**** AVAILABLE DATA ****
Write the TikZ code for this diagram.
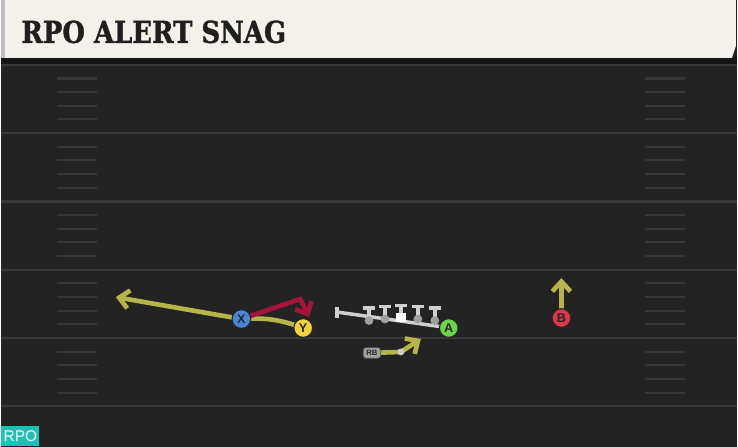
\documentclass[tikz,border=0pt]{standalone}
\usepackage{fontspec}
\setmainfont{Liberation Sans}
\setsansfont{Liberation Sans}
\newfontfamily\titlefont{DejaVu Serif}[FakeStretch=0.86,FakeBold=1.2]
\usetikzlibrary{arrows.meta}
\definecolor{fieldbg}{HTML}{232323}
\definecolor{fieldline}{HTML}{393939}
\definecolor{hashline}{HTML}{373737}
\definecolor{headbg}{HTML}{F4F1EA}
\definecolor{headshade}{HTML}{161616}
\definecolor{routegold}{HTML}{B5B54A}
\definecolor{routered}{HTML}{A5143B}
\definecolor{rpoteal}{HTML}{1CC3B5}
\definecolor{xblue}{HTML}{4A86D8}
\definecolor{yyellow}{HTML}{F2D13A}
\definecolor{agreen}{HTML}{6DD447}
\definecolor{bred}{HTML}{E0354A}
\definecolor{olgrey}{HTML}{D0D0D0}
\definecolor{dotgrey}{HTML}{A0A0A0}

\tikzset{
  player/.style={circle, draw=black!85, line width=0.8pt, fill=#1,
    minimum size=0.47cm, inner sep=0pt, text=black!85,
    font=\sffamily\bfseries\fontsize{9}{9}\selectfont},
  route/.style={line width=3.3pt, draw=routegold, line cap=round,
    -{Straight Barb[length=7pt,width=13pt]}},
  redroute/.style={route, draw=routered},
  olbar/.style={draw=olgrey, line width=2.5pt},
  lineman/.style={circle, fill=dotgrey, minimum size=0.22cm, inner sep=0pt},
  centerman/.style={rectangle, fill=white, minimum size=0.24cm, inner sep=0pt},
  hash/.style={draw=hashline, line width=1.5pt},
}

\begin{document}
\begin{tikzpicture}[x=0.025cm,y=-0.025cm]
% Field
\fill[fieldbg] (0,0) rectangle (738,448);
\foreach \ly in {65,133.5,202,270.5,339,407.5}
  \draw[fieldline, line width=1.6pt] (0,\ly) -- (738,\ly);

% Hash marks
\foreach \ly in {65,133.5,202,270.5,339}
  \foreach \k in {1,...,4} {
    \draw[hash] (56,\ly+\k*13.7) -- (96,\ly+\k*13.7);
    \draw[hash] (646,\ly+\k*13.7) -- (686,\ly+\k*13.7);
  }

% Header
\fill[headshade] (0,57) rectangle (738,64);
\fill[headbg] (0,0) -- (737,0) -- (737,46) -- (733,58) -- (0,58) -- cycle;
\fill[black!25] (0,0) rectangle (4,58);
\node[anchor=base west, inner sep=0pt, text=black!88,
  font=\titlefont\bfseries\fontsize{21.5}{22}\selectfont] (title) at (20,43) {RPO ALERT SNAG};

% Positions
\coordinate (posX) at (241,320);
\coordinate (posY) at (303,329);
\coordinate (posA) at (449,329);
\coordinate (posB) at (562,319);
\coordinate (posRB) at (372,354);
\coordinate (xend) at (115,298);
\coordinate (xbreak) at (300,300);
\coordinate (xtip) at (309,318);
\coordinate (rbknee) at (401,353);
\coordinate (rbtip) at (421,340);
\coordinate (btip) at (562,279);
\coordinate (olleft) at (337,313);

% Routes
\draw[route] (posY) to[bend right=12] (posX) -- (xend);
\draw[redroute] (posX) -- (xbreak) -- (xtip);
\draw[route] (posRB) -- (rbknee) -- (rbtip);
\draw[route] (posB) -- (btip);

% Line
\draw[olbar] (olleft) -- (440,327.5);
\draw[olbar] (337,307.5) -- (337,318.5);
\foreach \name/\ox/\oy in {ol1/369/321.5, ol2/385/320, ol4/418/320, ol5/435/321.5} {
  \draw[olbar] (\ox,\oy) -- (\ox,\oy-12.5);
  \draw[olbar] (\ox-6,\oy-12.5) -- (\ox+6,\oy-12.5);
  \node[lineman] (\name) at (\ox,\oy) {};
}
\draw[olbar] (401,318.5) -- (401,306.5);
\draw[olbar] (395,306.5) -- (407,306.5);
\node[centerman] (ol3) at (401,318.5) {};

% Players
\node[circle, fill=olgrey, minimum size=0.17cm, inner sep=0pt] (rbdot) at (rbknee) {};
\node[rectangle, rounded corners=2pt, fill=dotgrey, draw=black!70, line width=0.5pt,
  minimum width=0.44cm, minimum height=0.27cm, inner sep=0pt, text=black!85,
  font=\sffamily\bfseries\fontsize{5.5}{5.5}\selectfont] (RB) at (posRB) {RB};
\node[player=xblue] (X) at (posX) {X};
\node[player=yyellow] (Y) at (posY) {Y};
\node[player=agreen] (A) at (posA) {A};
\node[player=bred] (B) at (posB) {B};

% Tag
\node[anchor=south west, fill=rpoteal, text=white, inner sep=0pt,
  minimum width=0.95cm, minimum height=0.5cm,
  font=\sffamily\fontsize{11}{11}\selectfont] (tag) at (0,448) {RPO};
\end{tikzpicture}
\end{document}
****
Copy the listing word for word, excluding its pictures.

Write the TikZ code for this diagram.
\documentclass[tikz,border=0pt]{standalone}
\usepackage{fontspec}
\setmainfont{Liberation Sans}
\setsansfont{Liberation Sans}
\newfontfamily\titlefont{DejaVu Serif}[FakeStretch=0.86,FakeBold=1.2]
\usetikzlibrary{arrows.meta}
\definecolor{fieldbg}{HTML}{232323}
\definecolor{fieldline}{HTML}{393939}
\definecolor{hashline}{HTML}{373737}
\definecolor{headbg}{HTML}{F4F1EA}
\definecolor{headshade}{HTML}{161616}
\definecolor{routegold}{HTML}{B5B54A}
\definecolor{routered}{HTML}{A5143B}
\definecolor{rpoteal}{HTML}{1CC3B5}
\definecolor{xblue}{HTML}{4A86D8}
\definecolor{yyellow}{HTML}{F2D13A}
\definecolor{agreen}{HTML}{6DD447}
\definecolor{bred}{HTML}{E0354A}
\definecolor{olgrey}{HTML}{D0D0D0}
\definecolor{dotgrey}{HTML}{A0A0A0}

\tikzset{
  player/.style={circle, draw=black!85, line width=0.8pt, fill=#1,
    minimum size=0.47cm, inner sep=0pt, text=black!85,
    font=\sffamily\bfseries\fontsize{9}{9}\selectfont},
  route/.style={line width=3.3pt, draw=routegold, line cap=round,
    -{Straight Barb[length=7pt,width=13pt]}},
  redroute/.style={route, draw=routered},
  olbar/.style={draw=olgrey, line width=2.5pt},
  lineman/.style={circle, fill=dotgrey, minimum size=0.22cm, inner sep=0pt},
  centerman/.style={rectangle, fill=white, minimum size=0.24cm, inner sep=0pt},
  hash/.style={draw=hashline, line width=1.5pt},
}

\begin{document}
\begin{tikzpicture}[x=0.025cm,y=-0.025cm]
% Field
\fill[fieldbg] (0,0) rectangle (738,448);
\foreach \ly in {65,133.5,202,270.5,339,407.5}
  \draw[fieldline, line width=1.6pt] (0,\ly) -- (738,\ly);

% Hash marks
\foreach \ly in {65,133.5,202,270.5,339}
  \foreach \k in {1,...,4} {
    \draw[hash] (56,\ly+\k*13.7) -- (96,\ly+\k*13.7);
    \draw[hash] (646,\ly+\k*13.7) -- (686,\ly+\k*13.7);
  }

% Header
\fill[headshade] (0,57) rectangle (738,64);
\fill[headbg] (0,0) -- (737,0) -- (737,46) -- (733,58) -- (0,58) -- cycle;
\fill[black!25] (0,0) rectangle (4,58);
\node[anchor=base west, inner sep=0pt, text=black!88,
  font=\titlefont\bfseries\fontsize{21.5}{22}\selectfont] (title) at (20,43) {RPO ALERT SNAG};

% Positions
\coordinate (posX) at (241,320);
\coordinate (posY) at (303,329);
\coordinate (posA) at (449,329);
\coordinate (posB) at (562,319);
\coordinate (posRB) at (372,354);
\coordinate (xend) at (115,298);
\coordinate (xbreak) at (300,300);
\coordinate (xtip) at (309,318);
\coordinate (rbknee) at (401,353);
\coordinate (rbtip) at (421,340);
\coordinate (btip) at (562,279);
\coordinate (olleft) at (337,313);

% Routes
\draw[route] (posY) to[bend right=12] (posX) -- (xend);
\draw[redroute] (posX) -- (xbreak) -- (xtip);
\draw[route] (posRB) -- (rbknee) -- (rbtip);
\draw[route] (posB) -- (btip);

% Line
\draw[olbar] (olleft) -- (440,327.5);
\draw[olbar] (337,307.5) -- (337,318.5);
\foreach \name/\ox/\oy in {ol1/369/321.5, ol2/385/320, ol4/418/320, ol5/435/321.5} {
  \draw[olbar] (\ox,\oy) -- (\ox,\oy-12.5);
  \draw[olbar] (\ox-6,\oy-12.5) -- (\ox+6,\oy-12.5);
  \node[lineman] (\name) at (\ox,\oy) {};
}
\draw[olbar] (401,318.5) -- (401,306.5);
\draw[olbar] (395,306.5) -- (407,306.5);
\node[centerman] (ol3) at (401,318.5) {};

% Players
\node[circle, fill=olgrey, minimum size=0.17cm, inner sep=0pt] (rbdot) at (rbknee) {};
\node[rectangle, rounded corners=2pt, fill=dotgrey, draw=black!70, line width=0.5pt,
  minimum width=0.44cm, minimum height=0.27cm, inner sep=0pt, text=black!85,
  font=\sffamily\bfseries\fontsize{5.5}{5.5}\selectfont] (RB) at (posRB) {RB};
\node[player=xblue] (X) at (posX) {X};
\node[player=yyellow] (Y) at (posY) {Y};
\node[player=agreen] (A) at (posA) {A};
\node[player=bred] (B) at (posB) {B};

% Tag
\node[anchor=south west, fill=rpoteal, text=white, inner sep=0pt,
  minimum width=0.95cm, minimum height=0.5cm,
  font=\sffamily\fontsize{11}{11}\selectfont] (tag) at (0,448) {RPO};
\end{tikzpicture}
\end{document}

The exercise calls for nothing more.